Sandra Bullock entrega uma personagem enrigecida pelo tempo na prisão e com cicatrizes interiores. Ela consegue transmitir com seu semblante as marcas de duas décadas difíceis e repletas de frustrações que se intensificam fora da prisão, no contato com o desprezo e discriminação por boa parte da sociedade. Uma excelente atuação e que ajuda bastante a validar a narrativa de Imperdoável.

Viola Davis interpreta Liz Ingram, atual moradora da residência que antes era da família Slater e esposa do advogado que se compadece com a situação de Ruth. Apesar do pouco tempo de tela dedicado a essa personagem, Viola faz aqui o que fez no filme Dúvida, que lhe rendeu a sua primeira indicação ao Oscar. Em uma de suas raras aparicões, ela entrega a melhor cena do filme ao lado de Sandra Bullock, onde o principal plot é revelado, com muita emoção. Preparem seus lencinhos. Ainda assim, é importante dizer que a subutilização de Viola incomoda. Em especial porque seu plot insita o debate sobre os privilégios da mulher branca no sistema carcerário, mas acaba ficando apenas em menção e não se aprofunda, ou seja, um total desperdício.

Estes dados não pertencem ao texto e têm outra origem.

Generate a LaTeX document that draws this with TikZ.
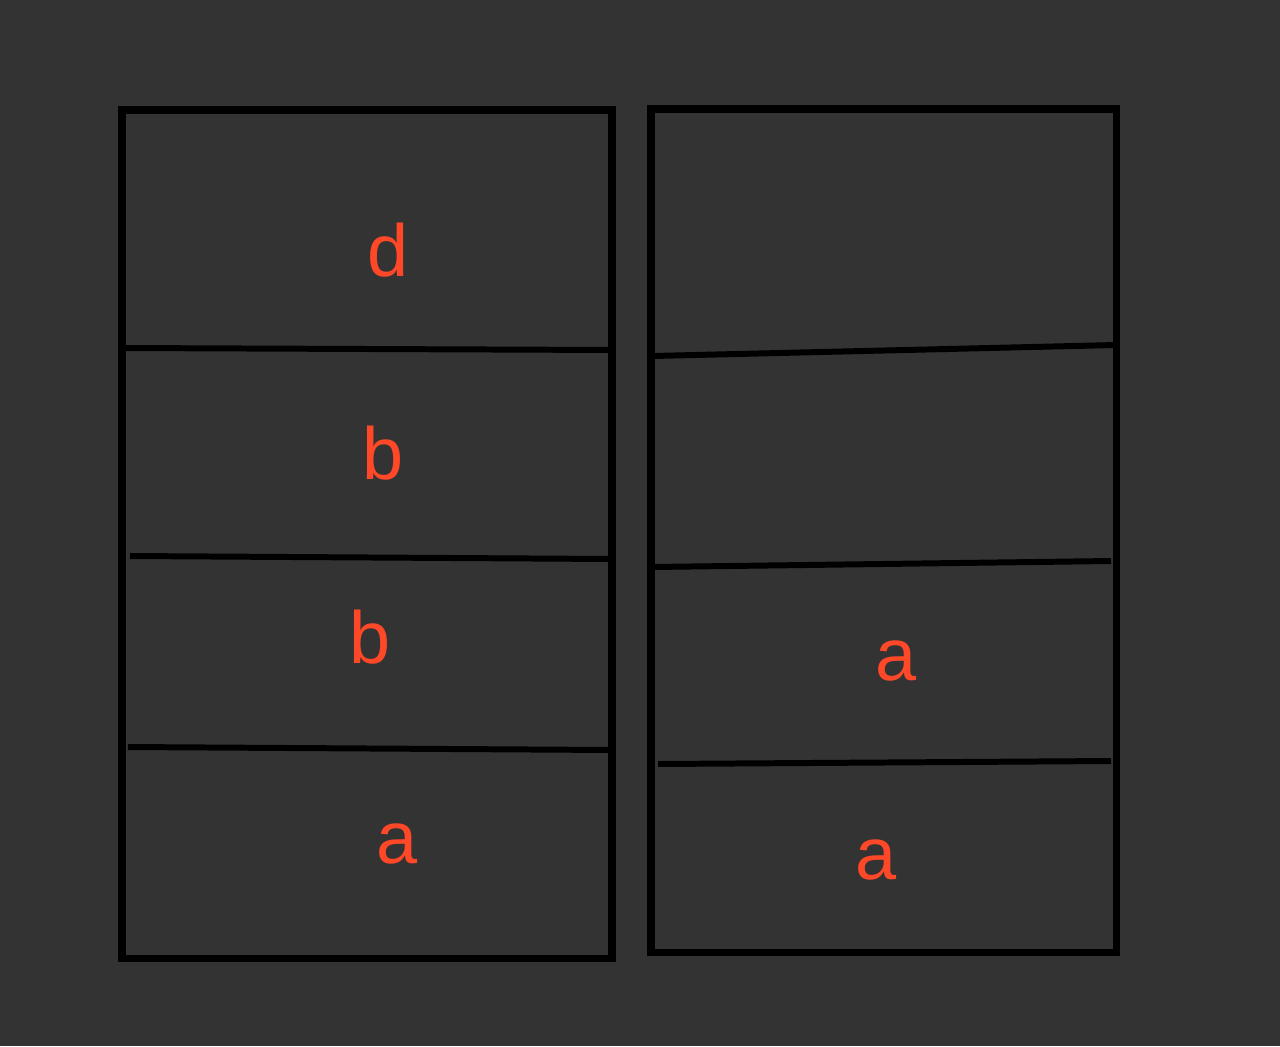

Entre os outros núcleos de personagens do longametragem, temos Blake (Jon Bernthal, O Justiceiro), que é um dos primeiros contatos sociais de Ruth. A relação dele com a ex-presidiária funciona muito bem e mostra com eficácia todas as dificuldades e traumas envolvidos na retomada do contato com as pessoas. O rancor e a vingança são explorados através dos irmãos Whelan, filhos da vítima do longa. A trama tenta mostrar a relação conturbada em suas famílias e os vestígios de crescerem às sombras de uma perda tão brutal. Temos ainda o núcleo familiar de Katie, irmã caçula de Ruth, que é bem sucedido ao mostrar os traumas carregados pela jovem decorrentes do assassinato, bem como a super proteção por parte dos pais adotivos.

Ainda que com vacilos estruturais, não dá pra negar que o Imperdoável consegue servir no quesito tensão. Seu ato final, por mais clichê que seja, é bem sucedido na tarefa de nos fazer torcer pela relação de Ruth e sua irmã. O desfecho agrada e emociona. E como não, com um elenco tão poderoso? Afinal de contas, quem disse que um bom clichê não é bem-vindo?